O presidente da Corte, ministro Luiz Fux, assinalou que a situação dos yanomami representa um “momento trágico da vida brasileira” e que os crimes que estão sendo cometidos na Reserva precisam ter uma “solução exemplar”.

Já a Comissão de Direitos Humanos do Senado aprovou requerimento para diligência externa em Roraima. O documento foi apresentado pelo presidente do colegiado, Humberto Costa (PT-PE). A viagem dos senadores está prevista para 12 de maio. O objetivo é apurar quais são as medidas que estão sendo tomadas no enfrentamento ao garimpo ilegal.

“Este colegiado tem de ir presencialmente àquela região para acompanhar as medidas que estão sendo tomadas para preservar esta comunidade e, também, tomar as ações necessárias para garantir o cumprimento dos direitos invioláveis deste povo”, defendeu no documento.

No requerimento afirma que é “obrigação” da CDH tomar providências contra esta “mazela que está matando os Yanomami”, e que o “Estado brasileiro ainda é omisso e está deixando a comunidade Yanomami desaparecer”.

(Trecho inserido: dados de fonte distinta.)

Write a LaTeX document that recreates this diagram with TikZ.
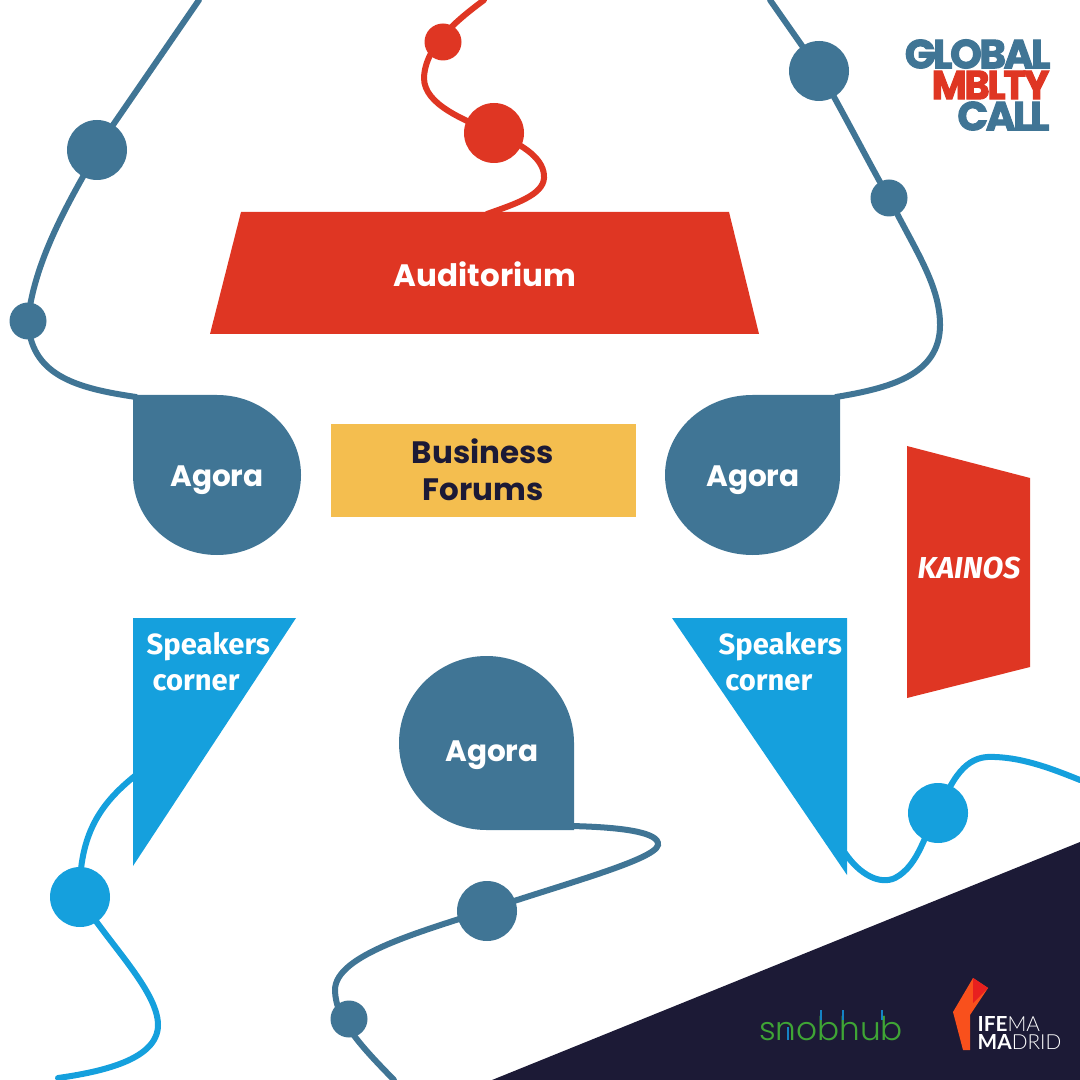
\documentclass[tikz,border=0pt]{standalone}
\usepackage{fontspec}
\setmainfont{Poppins}
\newfontfamily\narrowfont{Fira Sans}
\newfontfamily\logofont[LetterSpace=-6,FakeBold=2.5]{Poppins}
\newfontfamily\hubfont{Poppins Light}
\newfontfamily\thinfont[BoldFont={Lato Bold}]{Lato Light}
\definecolor{slateblue}{HTML}{407595}
\definecolor{zonered}{HTML}{DF3623}
\definecolor{skyblue}{HTML}{15A0DD}
\definecolor{forumyellow}{HTML}{F4BE4F}
\definecolor{nightblue}{HTML}{1C1A36}
\definecolor{hubgreen}{HTML}{3FA535}
\definecolor{hubblue}{HTML}{1583C4}
\definecolor{flameorange}{HTML}{F9501C}
\definecolor{flamered}{HTML}{E8201F}
\tikzset{
  zonelabel/.style={text=white,font=\bfseries\fontsize{8.4}{11}\selectfont,align=center},
  cornerlabel/.style={text=white,font=\narrowfont\bfseries\fontsize{8.3}{10.2}\selectfont,align=left,anchor=north west,inner sep=0pt},
  route/.style={line width=0.6mm,line cap=round},
  logoline/.style={font=\logofont\bfseries\fontsize{11.5}{11.5}\selectfont,inner sep=0pt},
  hubtick/.style={hubblue,line width=0.2mm}
}
\begin{document}
\begin{tikzpicture}[x=0.01cm,y=-0.01cm]
  \useasboundingbox (0,0) rectangle (1080,1080);
  \fill[nightblue] (1080,842) -- (1080,1080) -- (492,1080) -- cycle; %Dark corner

  %Routes behind the zones
  \draw[route,slateblue] (199,0) -- (113,125) .. controls (75,190) and (35,255) .. (28,320)
    .. controls (30,375) and (75,388) .. (136,397);
  \draw[route,slateblue] (770,0) -- (819,70) .. controls (850,125) and (870,165) .. (889,198)
    .. controls (915,250) and (940,285) .. (940,325) .. controls (940,375) and (890,388) .. (836,397);
  \draw[route,zonered] (484,0) .. controls (460,18) and (425,45) .. (424,78)
    .. controls (424,105) and (465,120) .. (494,133) .. controls (525,145) and (545,160) .. (544,178)
    .. controls (543,195) and (515,204) .. (487,214);
  \draw[route,skyblue] (136,775) .. controls (105,800) and (78,830) .. (80,897)
    .. controls (105,940) and (158,990) .. (158,1025) .. controls (158,1060) and (100,1072) .. (58,1078);
  \draw[route,slateblue] (570,826) .. controls (620,827) and (660,832) .. (658,845)
    .. controls (655,860) and (560,885) .. (487,910) .. controls (420,932) and (335,955) .. (335,990)
    .. controls (335,1020) and (365,1050) .. (394,1080);
  \draw[route,skyblue] (845,853) .. controls (860,875) and (880,885) .. (895,878)
    .. controls (920,865) and (925,830) .. (938,813) .. controls (955,770) and (970,755) .. (995,757)
    .. controls (1025,758) and (1055,770) .. (1080,780);

  %Zones
  \fill[zonered] (241,212) -- (729,212) -- (759,334) -- (210,334) -- cycle;
  \fill[zonered] (907,446) -- (1030,478) -- (1030,667) -- (907,698) -- cycle;
  \fill[forumyellow] (331,424) rectangle (636,517);
  \fill[skyblue] (133,618) -- (296,618) -- (133,866) -- cycle;
  \fill[skyblue] (672,618) -- (847,618) -- (847,875) -- cycle;
  \fill[slateblue] (133,395) -- (217,395) arc[start angle=-90,end angle=90,x radius=84,y radius=80]
    arc[start angle=90,end angle=180,x radius=84,y radius=80] -- cycle;
  \fill[slateblue] (840,395) -- (752.5,395) arc[start angle=270,end angle=90,x radius=87.5,y radius=80]
    arc[start angle=90,end angle=0,x radius=87.5,y radius=80] -- cycle;
  \fill[slateblue] (574,830) -- (486.5,830) arc[start angle=90,end angle=270,x radius=87.5,y radius=87]
    arc[start angle=270,end angle=360,x radius=87.5,y radius=87] -- cycle;

  %Stops on the routes
  \fill[slateblue] (97,150) circle (30);
  \fill[slateblue] (28,321) circle (18.5);
  \fill[slateblue] (819,71) circle (30);
  \fill[slateblue] (889,198) circle (18.5);
  \fill[zonered] (443,42) circle (18.5);
  \fill[zonered] (494,133) circle (30);
  \fill[skyblue] (80,897) circle (30);
  \fill[skyblue] (938,813) circle (30);
  \fill[slateblue] (487,911) circle (30);
  \fill[slateblue] (349,1019) circle (18.5);

  \node[zonelabel,font=\bfseries\fontsize{8.8}{11}\selectfont] (auditorium) at (485,274) {Auditorium};
  \node[text=nightblue,font=\bfseries\fontsize{8.8}{10.4}\selectfont,align=center] (forums) at (483,470) {Business\\Forums};
  \node[zonelabel] (agoraleft) at (217,480) {Agora};
  \node[zonelabel] (agoraright) at (753,480) {Agora};
  \node[zonelabel] (agorabottom) at (492,755) {Agora};
  \node[text=white,font=\narrowfont\bfseries\itshape\fontsize{8.6}{10}\selectfont] (kainos) at (969,568) {KAINOS};
  \node[cornerlabel] (speakersleft) at (146,632) {Speakers\\\hspace*{1.7pt}corner};
  \node[cornerlabel] (speakersright) at (718,632) {Speakers\\\hspace*{1.9pt}corner};

  %Logos
  \node[logoline,text=slateblue,anchor=east] (logoglobal) at (1051,54) {GLOBAL};
  \node[logoline,text=zonered,anchor=east] (logombly) at (1050,85) {\scalebox{0.945}[1]{MBLTY}};
  \node[logoline,text=slateblue,anchor=east] (logocall) at (1050,116) {CALL};
  \node[text=hubgreen,font=\hubfont\fontsize{9.3}{10}\selectfont,inner sep=0pt] (snobhub) at (831,1029) {snobhub};
  \draw[hubtick] (788,1027) -- (788,1040);
  \draw[hubtick] (821,1010) -- (821,1020);
  \draw[hubtick] (843,1010) -- (843,1020);
  \draw[hubtick] (882,1010) -- (882,1020);
  \fill[flameorange] (973,978) -- (988,988) -- (970,1015) -- (970,1050) -- (963,1050) -- (953,1012) -- cycle;
  \fill[flamered] (973,978) -- (988,988) -- (973,1003) -- cycle;
  \node[text=white,font=\thinfont\fontsize{5.9}{5.2}\selectfont,align=left,anchor=west,inner sep=0pt] (ifema) at (977,1033)
    {\textbf{IFE}MA\\\textbf{MA}DRID};
\end{tikzpicture}
\end{document}
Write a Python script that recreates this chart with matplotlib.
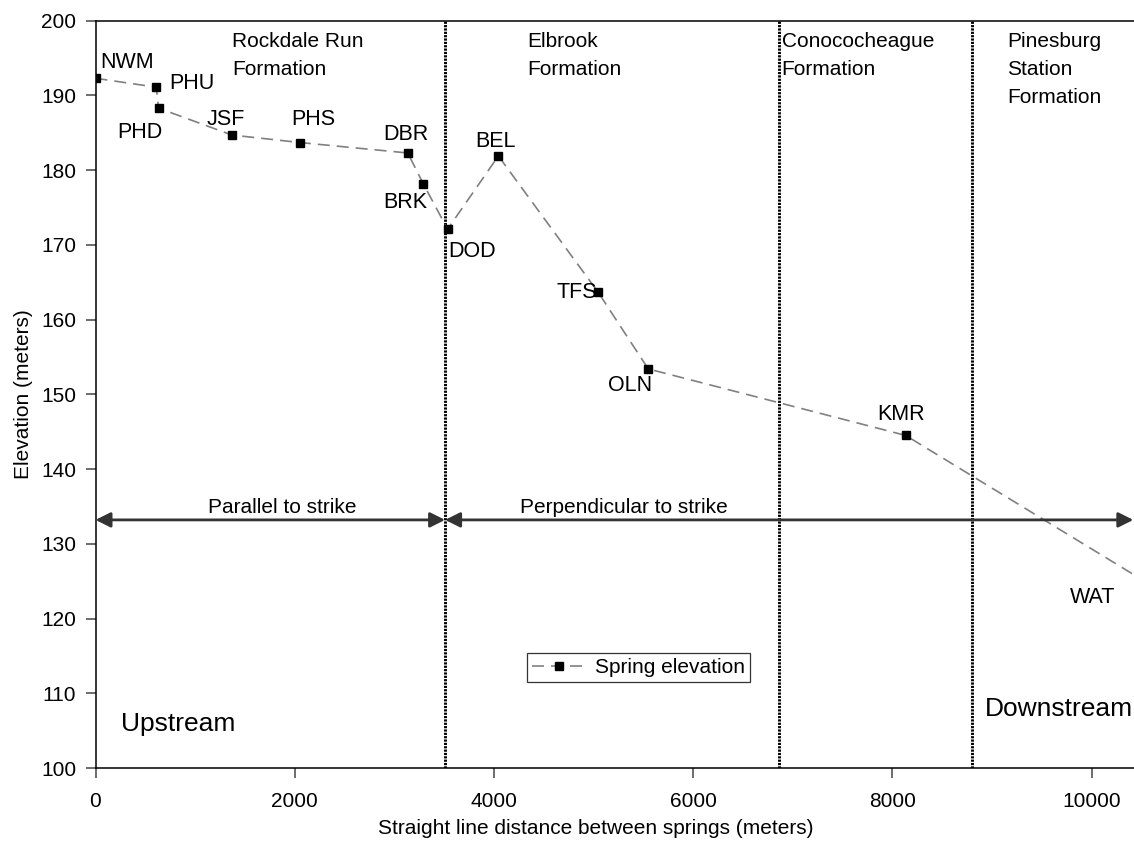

Garimpo responsável por mortes

O relatório Conflitos no Campo Brasil 2021, divulgado em abril pela Comissão Pastoral da Terra (CPT) revela que o garimpo ilegal é responsável por 92% das mortes por confrontos no campo. Durante 2020 – segundo ano do mandato de Jair Bolsonaro – a entidade identificou nove mortes por conflitos no campo em todo o território nacional. Em 2021, o número saltou para 109, um aumento de 1.110%. Desse total, 101 mortes foram de indígenas Yanomami provocadas por ações de garimpeiros.

A advogada e coordenadora do CPT, Andréia Silvério, avalia que esse cenário resulta da atuação desse (des)governo em favor dos garimpeiros. Modificações na legislação e na estrutura da administração pública diminuem a capacidade de órgãos federais ligados à proteção do meio ambiente e dos povos indígenas, aponta.

“Bolsonaro visitou a Terra Índigena (TI) Yanomami em 2021. Ele esteve lá e fez a defesa do garimpo dentro do território, contra a representação das próprias lideranças da associação indígena que estava presente durante o encontro”, lembra Silvério.